Fake News und Komplottismus

Oliver Geyer: Philosophin Donatella Di Cesare über Komplottisten: „Viele fühlen sich ausgenutzt, übergangen und betrogen“. Hier Vernunft und Wahrheit, dort Pathologie und Verirrung? Wer Verschwörungstheoretiker stigmatisiere, mache es sich zu einfach, sagt die italienische Professorin Donatella Di Cesare, in: Tagesspiegel 31.05.2023 (hinter der Bezahlschranke). Di Cesare wendet sich gegen die Vorstellung eines Komplotts als Irrationalität, will somit die Spaltung zwischen Irrationalität auf der einen und Vernunft und Wahrheit auf der anderen Seite überwinden. Als politisches Phänomen verweist es auf eine immer anonymer werdende Macht, der man sich mit dem Verdacht, ausgenutzt, übergangen und betrogen zu werden, gegenübersteht. “Darum fühlen sich die Leute desorientiert und sehen keinen Fortschritt mehr. Sie empfinden die Demokratie als Täuschung. Aus dieser Ohnmacht und Entpolitisierung entsteht ein Komplottismus, der ständig fragt, wer im Hintergrund die Fäden zieht und Vorstellungen von einem ‘Deep State’ und einer ‘Neuen Weltordnung entwickelt.” Die Dichotomie von wahr und verrückt pathologisiert das Phänomen.

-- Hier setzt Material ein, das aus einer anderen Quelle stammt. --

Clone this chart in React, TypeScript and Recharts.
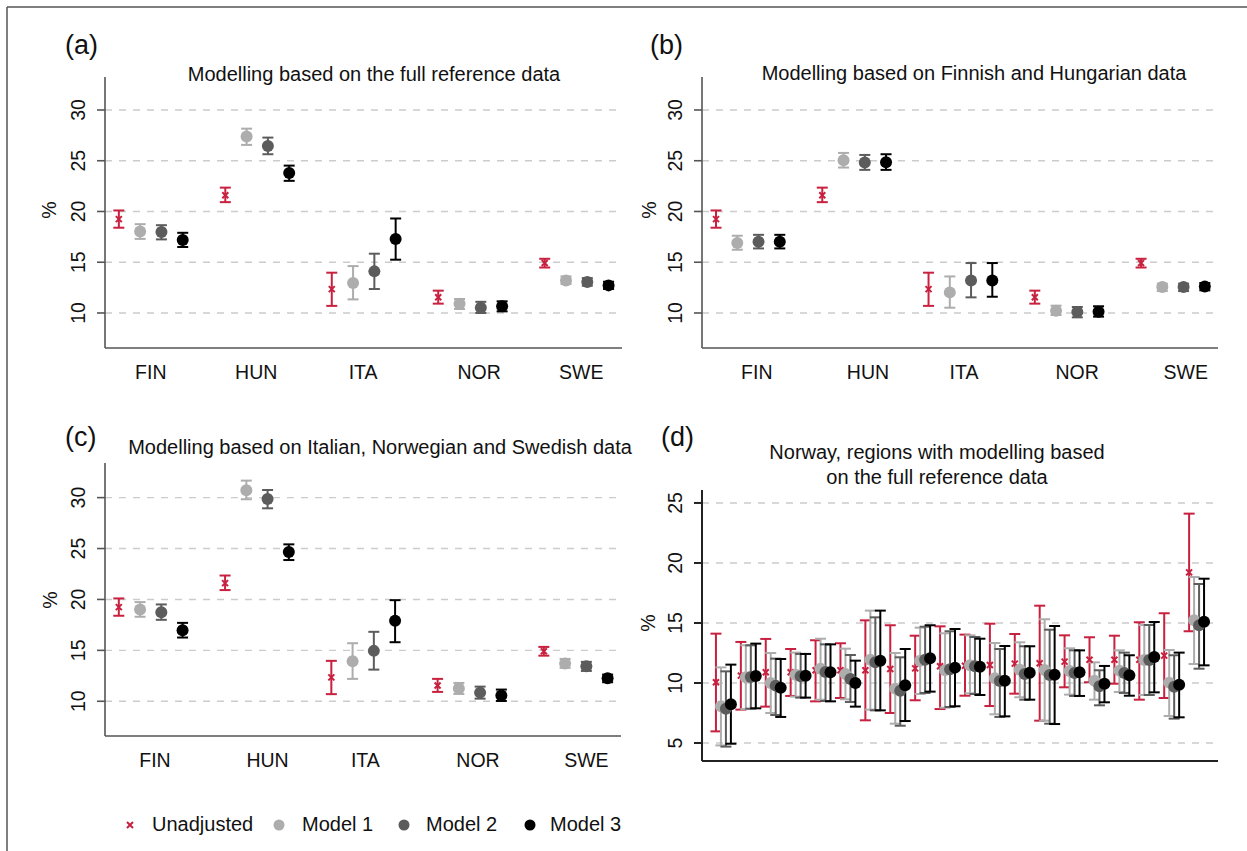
import React from 'react';
import { ComposedChart, Scatter, XAxis, YAxis, ReferenceLine, ErrorBar } from 'recharts';

const FONT = '"Liberation Sans", Arial, Helvetica, sans-serif';
const RED = '#C8203F';
const LIGHT = '#ADADAD';
const DARK = '#5C5C5C';
const BLACK = '#000000';

// ---------- categories & ticks ----------
const countries = ['FIN', 'HUN', 'ITA', 'NOR', 'SWE'];
const regions = [1, 2, 3, 4, 5, 6, 7, 8, 9, 10, 11, 12, 13, 14, 15, 16, 17, 18, 19, 20];
const yTicksCountry = [10, 15, 20, 25, 30];
const yTicksRegion = [5, 10, 15, 20, 25];
const labelPosA = [1.5, 6.45, 11.47, 16.92, 21.72];
const labelPosB = [1.92, 7.15, 11.67, 16.99, 22.1];
const labelPosC = [1.7, 7.0, 11.6, 16.9, 22.0];
const legendLabels = ['Unadjusted', 'Model 1', 'Model 2', 'Model 3'];

// ---------- unadjusted (same in a, b, c) ----------
const unadjEst = [19.25, 21.6, 12.35, 11.55, 14.92];
const unadjLo = [18.4, 20.92, 10.7, 10.92, 14.48];
const unadjHi = [20.1, 22.35, 13.97, 12.2, 15.34];

// ---------- panel (a) ----------
const aM1Est = [18.03, 27.38, 12.95, 10.92, 13.21];
const aM1Lo = [17.3, 26.56, 11.34, 10.39, 12.85];
const aM1Hi = [18.75, 28.16, 14.62, 11.38, 13.6];
const aM2Est = [17.97, 26.46, 14.1, 10.52, 13.05];
const aM2Lo = [17.25, 25.64, 12.36, 10.0, 12.69];
const aM2Hi = [18.65, 27.28, 15.84, 11.1, 13.44];
const aM3Est = [17.2, 23.8, 17.28, 10.66, 12.72];
const aM3Lo = [16.5, 23.02, 15.25, 10.16, 12.36];
const aM3Hi = [17.9, 24.52, 19.31, 11.15, 13.08];

// ---------- panel (b) ----------
const bM1Est = [16.89, 25.05, 12.03, 10.23, 12.56];
const bM1Lo = [16.23, 24.33, 10.52, 9.8, 12.16];
const bM1Hi = [17.61, 25.77, 13.6, 10.72, 12.89];
const bM2Est = [17.02, 24.82, 13.21, 10.1, 12.56];
const bM2Lo = [16.36, 24.1, 11.54, 9.57, 12.16];
const bM2Hi = [17.7, 25.57, 14.92, 10.59, 12.89];
const bM3Est = [17.02, 24.85, 13.21, 10.13, 12.62];
const bM3Lo = [16.36, 24.1, 11.6, 9.64, 12.23];
const bM3Hi = [17.7, 25.64, 14.92, 10.66, 12.95];

// ---------- panel (c) ----------
const cM1Est = [19.02, 30.72, 13.93, 11.25, 13.7];
const cM1Lo = [18.3, 29.84, 12.2, 10.72, 13.28];
const cM1Hi = [19.74, 31.67, 15.7, 11.8, 14.16];
const cM2Est = [18.75, 29.87, 14.95, 10.85, 13.44];
const cM2Lo = [18.0, 28.95, 13.11, 10.26, 12.98];
const cM2Hi = [19.51, 30.75, 16.82, 11.44, 13.87];
const cM3Est = [16.98, 24.66, 17.9, 10.56, 12.26];
const cM3Lo = [16.26, 23.87, 15.8, 10.03, 11.87];
const cM3Hi = [17.7, 25.41, 19.93, 11.15, 12.62];

// ---------- panel (d): Norway regions ----------
const dUnEst = [10.06, 10.61, 10.89, 10.89, 11.06, 11.06, 11.06, 11.17, 11.22, 11.39, 11.44, 11.5, 11.61, 11.64, 11.78, 11.94, 11.94, 11.94, 12.28, 19.22];
const dUnLo = [5.97, 7.78, 8.03, 8.92, 8.47, 8.75, 6.89, 7.5, 8.56, 7.83, 8.94, 8.08, 9.11, 6.86, 9.64, 10.06, 9.94, 8.61, 8.75, 14.31];
const dUnHi = [14.11, 13.42, 13.67, 12.83, 13.56, 13.31, 15.22, 14.81, 13.94, 14.72, 14.03, 14.94, 14.08, 16.44, 13.97, 13.81, 13.94, 15.06, 15.81, 24.11];
const dM1Est = [8.06, 10.47, 10.0, 10.69, 11.19, 10.75, 11.94, 9.53, 11.86, 11.06, 11.47, 10.39, 11.11, 11.08, 11.0, 10.19, 11.03, 11.92, 10.03, 15.22];
const dM1Lo = [4.8, 7.83, 7.5, 8.86, 8.61, 8.64, 7.78, 6.61, 9.08, 7.94, 9.14, 7.39, 8.81, 6.86, 9.03, 8.61, 9.25, 9.0, 7.25, 11.58];
const dM1Hi = [11.3, 13.14, 12.5, 12.53, 13.69, 12.86, 16.03, 12.5, 14.61, 14.14, 13.97, 13.33, 13.39, 15.31, 12.89, 11.72, 12.72, 14.83, 12.75, 18.83];
const dM2Est = [7.86, 10.5, 9.78, 10.56, 10.92, 10.33, 11.72, 9.36, 11.94, 11.14, 11.39, 10.17, 10.75, 10.67, 10.83, 9.72, 10.83, 11.92, 9.69, 14.81];
const dM2Lo = [4.7, 7.86, 7.33, 8.78, 8.5, 8.42, 7.72, 6.44, 9.17, 8.0, 9.08, 7.17, 8.61, 6.61, 8.92, 8.14, 9.17, 9.0, 7.03, 11.19];
const dM2Hi = [10.97, 13.14, 12.03, 12.42, 13.22, 12.33, 15.47, 12.14, 14.69, 14.31, 13.83, 12.83, 13.06, 14.44, 12.72, 11.06, 12.53, 14.83, 12.31, 18.25];
const dM3Est = [8.22, 10.58, 9.61, 10.61, 10.89, 10.0, 11.86, 9.81, 12.06, 11.28, 11.36, 10.19, 10.86, 10.69, 10.89, 9.94, 10.64, 12.17, 9.86, 15.11];
const dM3Lo = [4.94, 7.89, 7.17, 8.78, 8.47, 8.03, 7.72, 6.83, 9.28, 8.06, 9.0, 7.22, 8.61, 6.58, 8.92, 8.39, 8.94, 9.22, 7.14, 11.47];
const dM3Hi = [11.53, 13.28, 12.0, 12.42, 13.22, 11.86, 16.03, 12.83, 14.81, 14.5, 13.69, 13.08, 13.06, 14.75, 12.72, 11.42, 12.31, 15.08, 12.53, 18.69];

// ---------- helpers ----------
type Pt = { x: number; y: number; err: [number, number] };

function buildPoints(cats: any[], est: number[], lo: number[], hi: number[], slot: number): Pt[] {
  return cats.map((_, i) => ({
    x: i * 5 + slot,
    y: est[i],
    err: [est[i] - lo[i], hi[i] - est[i]],
  }));
}

type Series = { key: string; color: string; kind: 'cross' | 'circle'; data: Pt[] };

function makeSeries(cats: any[], sets: [number[], number[], number[]][]): Series[] {
  const colors = [RED, LIGHT, DARK, BLACK];
  return sets.map((s, k) => ({
    key: legendLabels[k],
    color: colors[k],
    kind: k === 0 ? 'cross' : 'circle',
    data: buildPoints(cats, s[0], s[1], s[2], k),
  }));
}

const seriesA = makeSeries(countries, [
  [unadjEst, unadjLo, unadjHi],
  [aM1Est, aM1Lo, aM1Hi],
  [aM2Est, aM2Lo, aM2Hi],
  [aM3Est, aM3Lo, aM3Hi],
]);
const seriesB = makeSeries(countries, [
  [unadjEst, unadjLo, unadjHi],
  [bM1Est, bM1Lo, bM1Hi],
  [bM2Est, bM2Lo, bM2Hi],
  [bM3Est, bM3Lo, bM3Hi],
]);
const seriesC = makeSeries(countries, [
  [unadjEst, unadjLo, unadjHi],
  [cM1Est, cM1Lo, cM1Hi],
  [cM2Est, cM2Lo, cM2Hi],
  [cM3Est, cM3Lo, cM3Hi],
]);
const seriesD = makeSeries(regions, [
  [dUnEst, dUnLo, dUnHi],
  [dM1Est, dM1Lo, dM1Hi],
  [dM2Est, dM2Lo, dM2Hi],
  [dM3Est, dM3Lo, dM3Hi],
]);

const crossShape = (color: string) => (p: any) => {
  const { cx, cy } = p;
  if (cx == null || cy == null) return <g />;
  const s = 3;
  return (
    <path
      d={`M${cx - s},${cy - s}L${cx + s},${cy + s}M${cx - s},${cy + s}L${cx + s},${cy - s}`}
      stroke={color}
      strokeWidth={2}
      fill="none"
    />
  );
};

const circleShape = (color: string) => (p: any) => {
  const { cx, cy } = p;
  if (cx == null || cy == null) return <g />;
  return <circle cx={cx} cy={cy} r={6} fill={color} />;
};

const YTick = (props: any) => {
  const { x, y, payload } = props;
  return (
    <text
      transform={`translate(${x - 12},${y}) rotate(-90)`}
      textAnchor="middle"
      fontSize={19.5}
      fontFamily={FONT}
      fill="#111"
    >
      {payload.value}
    </text>
  );
};

const makeXTick = (labels: string[]) => (props: any) => {
  const { x, y, index } = props;
  return (
    <text x={x} y={y + 31} textAnchor="middle" fontSize={19.5} fontFamily={FONT} fill="#111">
      {labels[index]}
    </text>
  );
};

type PanelProps = {
  left: number;
  top: number;
  margin: { top: number; right: number; bottom: number; left: number };
  xDomain: [number, number];
  xTicks: number[];
  xLabels: string[] | null;
  yDomain: [number, number];
  yTicks: number[];
  series: Series[];
  axisColor: string;
  axisWidth: number;
};

function Panel(p: PanelProps) {
  return (
    <div style={{ position: 'absolute', left: p.left, top: p.top, width: 640, height: 400 }}>
      <ComposedChart width={640} height={400} margin={p.margin}>
        <XAxis
          type="number"
          dataKey="x"
          domain={p.xDomain}
          allowDataOverflow={true}
          ticks={p.xTicks}
          interval={0}
          tickLine={false}
          tickSize={0}
          tickMargin={0}
          height={30}
          axisLine={{ stroke: p.axisColor, strokeWidth: p.axisWidth }}
          tick={p.xLabels ? makeXTick(p.xLabels) : false}
        />
        <YAxis
          type="number"
          dataKey="y"
          domain={p.yDomain}
          allowDataOverflow={true}
          ticks={p.yTicks}
          interval={0}
          width={60}
          tickSize={8}
          tickMargin={0}
          tickLine={{ stroke: p.axisColor, strokeWidth: p.axisWidth }}
          axisLine={{ stroke: p.axisColor, strokeWidth: p.axisWidth }}
          tick={YTick}
        />
        {p.yTicks.map((t) => (
          <ReferenceLine
            key={'g' + t}
            y={t}
            stroke="#cccccc"
            strokeDasharray="7 7"
            strokeWidth={1.4}
          />
        ))}
        {p.series.map((s) => (
          <Scatter
            key={s.key}
            name={s.key}
            data={s.data}
            dataKey="y"
            fill={s.color}
            isAnimationActive={false}
            shape={s.kind === 'cross' ? crossShape(s.color) : circleShape(s.color)}
          >
            <ErrorBar dataKey="err" direction="y" width={5.5} stroke={s.color} strokeWidth={2} />
          </Scatter>
        ))}
      </ComposedChart>
    </div>
  );
}

const textStyle = { fontFamily: FONT, fill: '#111' } as any;

export default function App() {
  return (
    <div
      style={{
        position: 'absolute',
        left: 0,
        top: 0,
        width: 1247,
        height: 851,
        background: '#ffffff',
        overflow: 'hidden',
      }}
    >
      <Panel
        left={0}
        top={0}
        margin={{ top: 77, right: 18, bottom: 22, left: 45 }}
        xDomain={[-0.65, 23.63]}
        xTicks={labelPosA}
        xLabels={countries}
        yDomain={[6.55, 33.25]}
        yTicks={yTicksCountry}
        series={seriesA}
        axisColor="#555555"
        axisWidth={1.6}
      />
      <Panel
        left={600}
        top={0}
        margin={{ top: 77, right: 22, bottom: 22, left: 42 }}
        xDomain={[-0.66, 23.62]}
        xTicks={labelPosB}
        xLabels={countries}
        yDomain={[6.55, 33.25]}
        yTicks={yTicksCountry}
        series={seriesB}
        axisColor="#555555"
        axisWidth={1.6}
      />
      <Panel
        left={0}
        top={400}
        margin={{ top: 63, right: 19, bottom: 34, left: 45 }}
        xDomain={[-0.65, 23.63]}
        xTicks={labelPosC}
        xLabels={countries}
        yDomain={[6.59, 33.4]}
        yTicks={yTicksCountry}
        series={seriesC}
        axisColor="#555555"
        axisWidth={1.6}
      />
      <Panel
        left={600}
        top={400}
        margin={{ top: 90, right: 22, bottom: 9, left: 42 }}
        xDomain={[-2.8, 100.8]}
        xTicks={[]}
        xLabels={null}
        yDomain={[3.5, 26.08]}
        yTicks={yTicksRegion}
        series={seriesD}
        axisColor="#222222"
        axisWidth={2}
      />
      <svg
        width={1247}
        height={851}
        style={{ position: 'absolute', left: 0, top: 0, pointerEvents: 'none' }}
      >
        <line x1={7} y1={7} x2={1247} y2={7} stroke="#555" strokeWidth={1.5} />
        <line x1={7} y1={7} x2={7} y2={851} stroke="#555" strokeWidth={1.5} />

        <text x={65} y={54} fontSize={27} style={textStyle}>(a)</text>
        <text x={650} y={54} fontSize={27} style={textStyle}>(b)</text>
        <text x={65} y={446} fontSize={27} style={textStyle}>(c)</text>
        <text x={661} y={446} fontSize={27} style={textStyle}>(d)</text>

        <text x={374} y={81} fontSize={20} textAnchor="middle" style={textStyle}>
          Modelling based on the full reference data
        </text>
        <text x={974} y={80} fontSize={20} textAnchor="middle" style={textStyle}>
          Modelling based on Finnish and Hungarian data
        </text>
        <text x={380} y={454} fontSize={20} textAnchor="middle" style={textStyle}>
          Modelling based on Italian, Norwegian and Swedish data
        </text>
        <text x={937} y={459} fontSize={20} textAnchor="middle" style={textStyle}>
          Norway, regions with modelling based
        </text>
        <text x={937} y={484} fontSize={20} textAnchor="middle" style={textStyle}>
          on the full reference data
        </text>

        <text transform="translate(56,210) rotate(-90)" fontSize={19.5} textAnchor="middle" style={textStyle}>%</text>
        <text transform="translate(656,210) rotate(-90)" fontSize={19.5} textAnchor="middle" style={textStyle}>%</text>
        <text transform="translate(57,600) rotate(-90)" fontSize={19.5} textAnchor="middle" style={textStyle}>%</text>
        <text transform="translate(655,623) rotate(-90)" fontSize={19.5} textAnchor="middle" style={textStyle}>%</text>

        <path d="M127,822L133,828M127,828L133,822" stroke={RED} strokeWidth={2} fill="none" />
        <text x={152} y={831} fontSize={20} style={textStyle}>{legendLabels[0]}</text>
        <circle cx={279} cy={825} r={5.5} fill={LIGHT} />
        <text x={302} y={831} fontSize={20} style={textStyle}>{legendLabels[1]}</text>
        <circle cx={404} cy={825} r={5.5} fill={DARK} />
        <text x={426} y={831} fontSize={20} style={textStyle}>{legendLabels[2]}</text>
        <circle cx={530} cy={825} r={5.5} fill={BLACK} />
        <text x={550} y={831} fontSize={20} style={textStyle}>{legendLabels[3]}</text>
      </svg>
    </div>
  );
}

Der Komplottismus entzieht sich dieser Dichotomie. “Der Mythos besitzt eine eigenen assoziative Syntax und labyrinthische Kohärenz, in den er seine Botschaft überträgt und die auch das Versprechen eines roten Fadens darstellt. Er besitzt seine eigene, absolute Wahrheit, die jeder Widerlegung widersteht.” Der Ansatz einer kognitiven Umerziehung muss daher scheitern. Es bleibt als Lösung nur eine “hermeneutische Gemeinschaft“, die nicht ausschließt, die verstärkten mythologischen Grundbedürfnisse erstnimmt, sich wissenschaftlichen Ergebnissen  nicht absolut alternativlos in Form von Expertenherrschaft unterwirft, sondern sie als politischen Gestaltungsraum ansieht. Das tiefe Ohnmachtsgefühl muss überwunden werden, das sich verbreitet hat und demokratische Prozesse behindert.